§ What to work on
Copy exactly, and only, the lines below from the first through the one containing "(10,12) rectangle (1292,900);", both included; pictures are omitted.

• • • •

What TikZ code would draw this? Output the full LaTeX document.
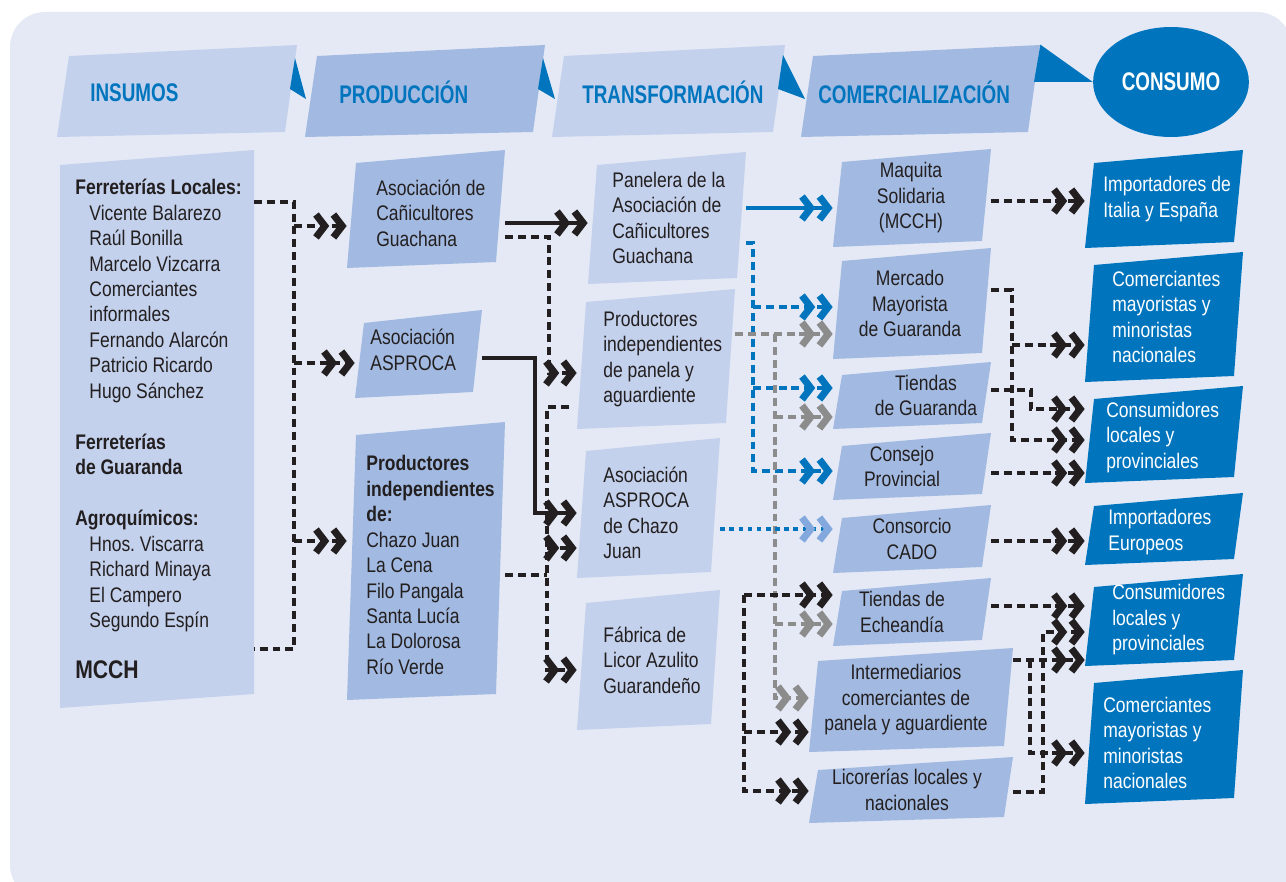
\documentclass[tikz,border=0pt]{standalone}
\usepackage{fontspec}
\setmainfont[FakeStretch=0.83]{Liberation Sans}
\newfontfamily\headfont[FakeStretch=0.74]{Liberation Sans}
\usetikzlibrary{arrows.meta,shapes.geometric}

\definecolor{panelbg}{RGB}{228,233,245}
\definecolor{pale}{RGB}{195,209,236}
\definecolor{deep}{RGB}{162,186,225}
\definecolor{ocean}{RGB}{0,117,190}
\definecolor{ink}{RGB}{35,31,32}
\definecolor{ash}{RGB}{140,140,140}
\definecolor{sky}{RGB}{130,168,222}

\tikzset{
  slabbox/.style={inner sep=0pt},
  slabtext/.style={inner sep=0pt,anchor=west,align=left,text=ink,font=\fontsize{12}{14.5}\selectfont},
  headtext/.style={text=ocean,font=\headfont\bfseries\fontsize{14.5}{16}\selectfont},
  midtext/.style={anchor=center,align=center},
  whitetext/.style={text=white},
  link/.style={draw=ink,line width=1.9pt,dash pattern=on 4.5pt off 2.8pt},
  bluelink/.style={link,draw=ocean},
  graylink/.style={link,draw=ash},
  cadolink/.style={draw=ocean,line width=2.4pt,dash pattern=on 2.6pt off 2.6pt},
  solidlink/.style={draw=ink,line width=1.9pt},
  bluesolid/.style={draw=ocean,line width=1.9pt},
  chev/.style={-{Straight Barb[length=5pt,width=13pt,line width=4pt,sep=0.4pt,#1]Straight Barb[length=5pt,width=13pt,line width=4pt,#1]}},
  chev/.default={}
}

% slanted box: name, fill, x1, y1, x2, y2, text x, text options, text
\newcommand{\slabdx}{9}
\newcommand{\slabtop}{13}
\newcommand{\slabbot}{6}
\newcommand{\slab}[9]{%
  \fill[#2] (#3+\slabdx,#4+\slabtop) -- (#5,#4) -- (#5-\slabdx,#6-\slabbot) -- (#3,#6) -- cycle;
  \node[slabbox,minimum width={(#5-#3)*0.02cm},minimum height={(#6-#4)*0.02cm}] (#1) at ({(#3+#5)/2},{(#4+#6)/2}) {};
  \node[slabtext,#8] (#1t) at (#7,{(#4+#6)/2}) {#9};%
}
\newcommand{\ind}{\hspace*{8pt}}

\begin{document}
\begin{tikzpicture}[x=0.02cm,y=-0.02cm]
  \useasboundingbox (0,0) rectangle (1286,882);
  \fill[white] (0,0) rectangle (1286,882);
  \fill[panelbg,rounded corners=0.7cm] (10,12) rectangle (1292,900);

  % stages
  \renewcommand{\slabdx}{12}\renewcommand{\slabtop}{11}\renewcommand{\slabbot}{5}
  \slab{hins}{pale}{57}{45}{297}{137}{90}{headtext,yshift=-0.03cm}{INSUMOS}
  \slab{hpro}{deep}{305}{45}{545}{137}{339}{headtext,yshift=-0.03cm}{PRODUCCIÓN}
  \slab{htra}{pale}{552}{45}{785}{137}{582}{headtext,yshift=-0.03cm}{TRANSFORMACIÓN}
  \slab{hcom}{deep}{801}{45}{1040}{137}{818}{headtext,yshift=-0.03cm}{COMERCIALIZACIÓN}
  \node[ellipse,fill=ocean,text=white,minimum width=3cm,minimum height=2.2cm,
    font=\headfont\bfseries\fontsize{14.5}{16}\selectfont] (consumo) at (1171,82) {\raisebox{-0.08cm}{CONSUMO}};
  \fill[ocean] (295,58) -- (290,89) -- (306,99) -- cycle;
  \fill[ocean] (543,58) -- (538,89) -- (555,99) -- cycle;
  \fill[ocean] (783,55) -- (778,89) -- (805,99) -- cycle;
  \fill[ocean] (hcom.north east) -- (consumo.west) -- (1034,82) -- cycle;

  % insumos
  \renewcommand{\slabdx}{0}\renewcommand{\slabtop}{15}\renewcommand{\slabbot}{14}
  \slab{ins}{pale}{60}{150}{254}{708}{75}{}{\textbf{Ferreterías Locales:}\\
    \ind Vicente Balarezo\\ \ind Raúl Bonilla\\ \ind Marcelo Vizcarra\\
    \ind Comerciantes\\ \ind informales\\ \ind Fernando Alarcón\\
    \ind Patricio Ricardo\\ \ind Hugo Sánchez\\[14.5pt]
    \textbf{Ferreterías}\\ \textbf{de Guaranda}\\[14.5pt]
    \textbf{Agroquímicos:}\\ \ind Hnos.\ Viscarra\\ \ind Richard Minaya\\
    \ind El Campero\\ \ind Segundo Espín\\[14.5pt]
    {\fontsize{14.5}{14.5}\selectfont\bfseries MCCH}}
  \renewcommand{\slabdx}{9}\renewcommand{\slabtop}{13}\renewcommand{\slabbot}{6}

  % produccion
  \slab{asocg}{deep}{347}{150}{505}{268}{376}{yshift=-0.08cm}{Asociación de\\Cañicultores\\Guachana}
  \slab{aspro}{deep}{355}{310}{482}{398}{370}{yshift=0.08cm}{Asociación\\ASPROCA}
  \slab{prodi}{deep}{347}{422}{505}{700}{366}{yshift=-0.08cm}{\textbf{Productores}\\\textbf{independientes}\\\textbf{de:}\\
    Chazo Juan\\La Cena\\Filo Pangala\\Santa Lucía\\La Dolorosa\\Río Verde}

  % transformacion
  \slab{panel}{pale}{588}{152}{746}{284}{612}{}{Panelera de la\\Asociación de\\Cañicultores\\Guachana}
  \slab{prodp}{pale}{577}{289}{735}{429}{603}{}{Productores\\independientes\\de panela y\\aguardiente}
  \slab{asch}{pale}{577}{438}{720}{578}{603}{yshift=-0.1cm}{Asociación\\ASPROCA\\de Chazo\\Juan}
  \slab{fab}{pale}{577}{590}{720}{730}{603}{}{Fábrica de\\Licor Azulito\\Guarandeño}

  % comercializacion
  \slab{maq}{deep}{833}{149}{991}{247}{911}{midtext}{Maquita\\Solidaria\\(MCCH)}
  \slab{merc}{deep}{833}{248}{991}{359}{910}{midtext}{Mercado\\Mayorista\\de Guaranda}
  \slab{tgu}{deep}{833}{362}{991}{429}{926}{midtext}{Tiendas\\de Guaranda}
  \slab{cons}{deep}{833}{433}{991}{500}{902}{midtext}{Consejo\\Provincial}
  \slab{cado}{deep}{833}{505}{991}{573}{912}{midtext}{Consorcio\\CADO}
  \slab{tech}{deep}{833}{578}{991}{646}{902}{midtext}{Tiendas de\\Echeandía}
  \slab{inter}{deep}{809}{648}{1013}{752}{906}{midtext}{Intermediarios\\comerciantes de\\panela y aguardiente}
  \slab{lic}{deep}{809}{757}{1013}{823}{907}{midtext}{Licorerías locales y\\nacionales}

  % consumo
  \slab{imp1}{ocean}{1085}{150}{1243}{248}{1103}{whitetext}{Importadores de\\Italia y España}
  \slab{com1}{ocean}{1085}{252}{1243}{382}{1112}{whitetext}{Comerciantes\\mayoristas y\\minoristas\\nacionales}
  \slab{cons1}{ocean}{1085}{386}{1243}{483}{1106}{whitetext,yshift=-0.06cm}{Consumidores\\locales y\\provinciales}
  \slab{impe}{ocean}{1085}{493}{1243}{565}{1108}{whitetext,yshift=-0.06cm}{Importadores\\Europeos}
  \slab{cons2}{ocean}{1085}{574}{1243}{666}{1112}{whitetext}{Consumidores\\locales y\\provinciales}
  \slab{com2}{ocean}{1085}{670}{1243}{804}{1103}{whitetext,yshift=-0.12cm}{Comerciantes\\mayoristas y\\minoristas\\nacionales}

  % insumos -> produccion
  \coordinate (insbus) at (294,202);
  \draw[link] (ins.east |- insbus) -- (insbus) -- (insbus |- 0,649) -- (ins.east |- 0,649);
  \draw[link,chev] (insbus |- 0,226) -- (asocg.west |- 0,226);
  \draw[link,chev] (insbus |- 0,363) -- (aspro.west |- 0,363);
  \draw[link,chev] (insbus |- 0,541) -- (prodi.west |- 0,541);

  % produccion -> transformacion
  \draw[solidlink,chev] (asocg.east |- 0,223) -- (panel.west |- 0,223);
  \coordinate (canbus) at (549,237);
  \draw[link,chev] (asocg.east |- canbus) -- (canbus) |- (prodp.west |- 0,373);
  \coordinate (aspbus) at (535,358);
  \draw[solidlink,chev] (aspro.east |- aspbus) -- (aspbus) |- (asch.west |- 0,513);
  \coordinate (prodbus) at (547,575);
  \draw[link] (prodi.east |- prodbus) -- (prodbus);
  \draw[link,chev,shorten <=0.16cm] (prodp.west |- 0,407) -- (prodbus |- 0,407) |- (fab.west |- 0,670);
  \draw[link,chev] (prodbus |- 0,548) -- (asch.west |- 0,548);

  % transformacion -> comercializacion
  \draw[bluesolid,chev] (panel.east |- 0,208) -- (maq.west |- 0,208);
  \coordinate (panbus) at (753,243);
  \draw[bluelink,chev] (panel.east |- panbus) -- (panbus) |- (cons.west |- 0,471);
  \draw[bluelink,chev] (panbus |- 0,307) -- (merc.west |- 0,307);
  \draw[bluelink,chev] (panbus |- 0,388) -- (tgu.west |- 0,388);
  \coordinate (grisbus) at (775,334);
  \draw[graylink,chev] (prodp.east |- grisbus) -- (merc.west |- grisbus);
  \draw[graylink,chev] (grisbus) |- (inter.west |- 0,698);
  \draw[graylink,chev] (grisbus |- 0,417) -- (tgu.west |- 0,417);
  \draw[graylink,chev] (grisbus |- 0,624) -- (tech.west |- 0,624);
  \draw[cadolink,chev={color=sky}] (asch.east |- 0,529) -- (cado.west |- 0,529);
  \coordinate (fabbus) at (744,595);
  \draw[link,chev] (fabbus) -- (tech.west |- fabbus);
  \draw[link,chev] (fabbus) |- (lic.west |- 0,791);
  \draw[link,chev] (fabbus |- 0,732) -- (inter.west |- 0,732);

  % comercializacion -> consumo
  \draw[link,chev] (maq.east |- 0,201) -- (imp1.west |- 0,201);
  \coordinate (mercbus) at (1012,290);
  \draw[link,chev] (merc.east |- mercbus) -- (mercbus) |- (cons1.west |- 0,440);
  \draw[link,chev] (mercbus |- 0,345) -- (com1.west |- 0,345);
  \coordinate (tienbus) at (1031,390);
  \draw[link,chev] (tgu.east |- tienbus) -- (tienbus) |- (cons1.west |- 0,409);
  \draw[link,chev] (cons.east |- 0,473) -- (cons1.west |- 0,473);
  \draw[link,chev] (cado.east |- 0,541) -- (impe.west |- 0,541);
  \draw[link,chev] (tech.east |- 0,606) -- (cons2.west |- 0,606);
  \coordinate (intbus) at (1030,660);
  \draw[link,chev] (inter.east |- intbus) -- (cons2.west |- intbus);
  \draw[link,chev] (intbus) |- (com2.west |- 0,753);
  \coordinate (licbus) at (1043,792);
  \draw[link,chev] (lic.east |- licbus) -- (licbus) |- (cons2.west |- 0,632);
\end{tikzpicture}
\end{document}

• • • •

§ Exercise response
What TikZ code would draw this? Output the full LaTeX document.
\documentclass[tikz,border=0pt]{standalone}
\usepackage{fontspec}
\setmainfont[FakeStretch=0.83]{Liberation Sans}
\newfontfamily\headfont[FakeStretch=0.74]{Liberation Sans}
\usetikzlibrary{arrows.meta,shapes.geometric}

\definecolor{panelbg}{RGB}{228,233,245}
\definecolor{pale}{RGB}{195,209,236}
\definecolor{deep}{RGB}{162,186,225}
\definecolor{ocean}{RGB}{0,117,190}
\definecolor{ink}{RGB}{35,31,32}
\definecolor{ash}{RGB}{140,140,140}
\definecolor{sky}{RGB}{130,168,222}

\tikzset{
  slabbox/.style={inner sep=0pt},
  slabtext/.style={inner sep=0pt,anchor=west,align=left,text=ink,font=\fontsize{12}{14.5}\selectfont},
  headtext/.style={text=ocean,font=\headfont\bfseries\fontsize{14.5}{16}\selectfont},
  midtext/.style={anchor=center,align=center},
  whitetext/.style={text=white},
  link/.style={draw=ink,line width=1.9pt,dash pattern=on 4.5pt off 2.8pt},
  bluelink/.style={link,draw=ocean},
  graylink/.style={link,draw=ash},
  cadolink/.style={draw=ocean,line width=2.4pt,dash pattern=on 2.6pt off 2.6pt},
  solidlink/.style={draw=ink,line width=1.9pt},
  bluesolid/.style={draw=ocean,line width=1.9pt},
  chev/.style={-{Straight Barb[length=5pt,width=13pt,line width=4pt,sep=0.4pt,#1]Straight Barb[length=5pt,width=13pt,line width=4pt,#1]}},
  chev/.default={}
}

% slanted box: name, fill, x1, y1, x2, y2, text x, text options, text
\newcommand{\slabdx}{9}
\newcommand{\slabtop}{13}
\newcommand{\slabbot}{6}
\newcommand{\slab}[9]{%
  \fill[#2] (#3+\slabdx,#4+\slabtop) -- (#5,#4) -- (#5-\slabdx,#6-\slabbot) -- (#3,#6) -- cycle;
  \node[slabbox,minimum width={(#5-#3)*0.02cm},minimum height={(#6-#4)*0.02cm}] (#1) at ({(#3+#5)/2},{(#4+#6)/2}) {};
  \node[slabtext,#8] (#1t) at (#7,{(#4+#6)/2}) {#9};%
}
\newcommand{\ind}{\hspace*{8pt}}

\begin{document}
\begin{tikzpicture}[x=0.02cm,y=-0.02cm]
  \useasboundingbox (0,0) rectangle (1286,882);
  \fill[white] (0,0) rectangle (1286,882);
  \fill[panelbg,rounded corners=0.7cm] (10,12) rectangle (1292,900);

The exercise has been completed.